* **PROBLEM TO SOLVE**
Copy every line of the listing that holds the string "this".

[Source code of charts]
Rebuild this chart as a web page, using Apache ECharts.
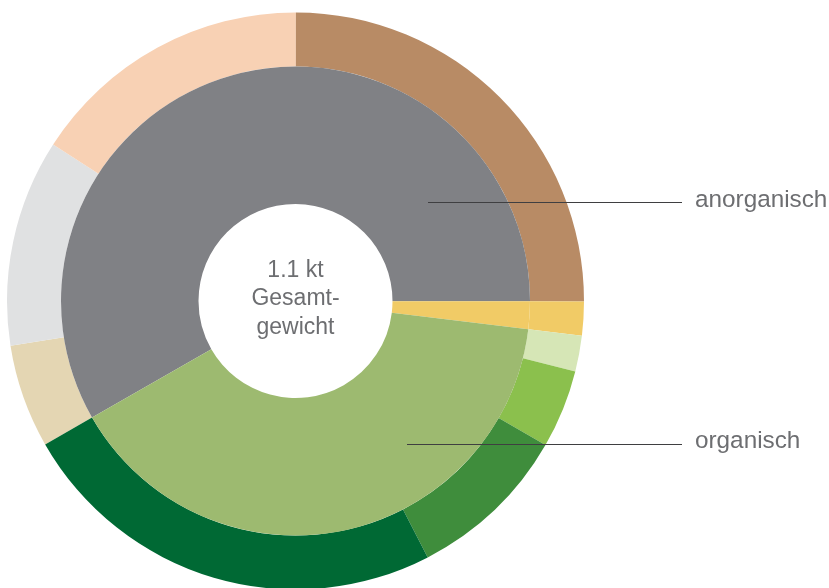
<!DOCTYPE html>
<html>
<head>
<meta charset="utf-8">
<script src="https://cdn.jsdelivr.net/npm/echarts@6/dist/echarts.min.js"></script>
<style>
html,body{margin:0;padding:0;background:#fff;}
#chart{width:829px;height:588px;}
</style>
</head>
<body>
<div id="chart"></div>
<script>
// Inner ring (main groups), share in %
const innerNames = ['anorganisch', 'sonstige', 'organisch'];
const innerValues = [58.3, 1.9, 39.8];
// Outer ring (sub groups), share in %
const outerNames = ['anorganisch A', 'anorganisch B', 'anorganisch C', 'anorganisch D', 'sonstige', 'organisch A', 'organisch B', 'organisch C', 'organisch D'];
const outerValues = [5.8, 11.6, 15.9, 25.0, 1.9, 2.0, 4.4, 9.1, 24.3];
const centerLines = ['1.1 kt', 'Gesamt-', 'gewicht'];

const innerColors = ['#808185', '#F1CB66', '#9DBA70'];
const outerColors = ['#E4D6B3', '#E0E1E2', '#F8D1B4', '#B88B65', '#F1CB66', '#D6E6B6', '#8BC04D', '#3F8D3C', '#006934'];

const FONT = '"Liberation Sans", Arial, sans-serif';
const TXT = '#6D6E71';
const LINE = '#3F3F41';

const chart = echarts.init(document.getElementById('chart'));
const cx = 295.5, cy = 301;

chart.setOption({
  animation: false,
  backgroundColor: '#ffffff',
  series: [
    {
      type: 'pie',
      z: 5,
      center: [cx, cy],
      radius: [97, 234.5],
      startAngle: 209.8,
      clockwise: true,
      silent: true,
      avoidLabelOverlap: false,
      itemStyle: { borderWidth: 0 },
      label: {
        show: true,
        position: 'outside',
        color: TXT,
        fontFamily: FONT,
        fontSize: 24.3,
        formatter: '{b}'
      },
      labelLine: { show: false },
      labelLayout: function (p) {
        if (p.dataIndex === 0) {
          return { x: 695, y: 200.5, align: 'left', verticalAlign: 'middle' };
        }
        if (p.dataIndex === 2) {
          return { x: 695, y: 441.5, align: 'left', verticalAlign: 'middle' };
        }
        return {};
      },
      data: innerNames.map((n, i) => ({
        name: n,
        value: innerValues[i],
        itemStyle: { color: innerColors[i] },
        label: { show: i !== 1 }
      }))
    },
    {
      type: 'pie',
      z: 2,
      center: [cx, cy],
      radius: [234.5, 288.5],
      startAngle: 209.8,
      clockwise: true,
      silent: true,
      label: { show: false },
      labelLine: { show: false },
      itemStyle: { borderWidth: 0 },
      data: outerNames.map((n, i) => ({
        name: n,
        value: outerValues[i],
        itemStyle: { color: outerColors[i] }
      }))
    }
  ],
  graphic: [
    {
      type: 'line', z: 100, silent: true,
      shape: { x1: 428, y1: 202.5, x2: 682, y2: 202.5 },
      style: { stroke: LINE, lineWidth: 1.2 }
    },
    {
      type: 'line', z: 100, silent: true,
      shape: { x1: 407, y1: 444.5, x2: 682, y2: 444.5 },
      style: { stroke: LINE, lineWidth: 1.2 }
    },
    {
      type: 'text', z: 100,
      x: cx,
      y: 299,
      style: {
        text: centerLines.join('\n'),
        fill: TXT,
        font: '23px ' + FONT,
        lineHeight: 28.5,
        align: 'center',
        verticalAlign: 'middle'
      }
    }
  ]
});
</script>
</body>
</html>
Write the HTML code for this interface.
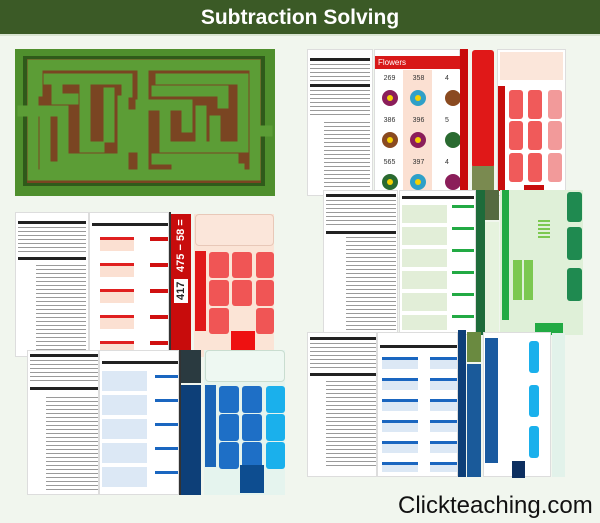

* **RESULT OF THE EXERCISE**
Rebuild this chart as a web page, using Apache ECharts.
Write the HTML code for this interface.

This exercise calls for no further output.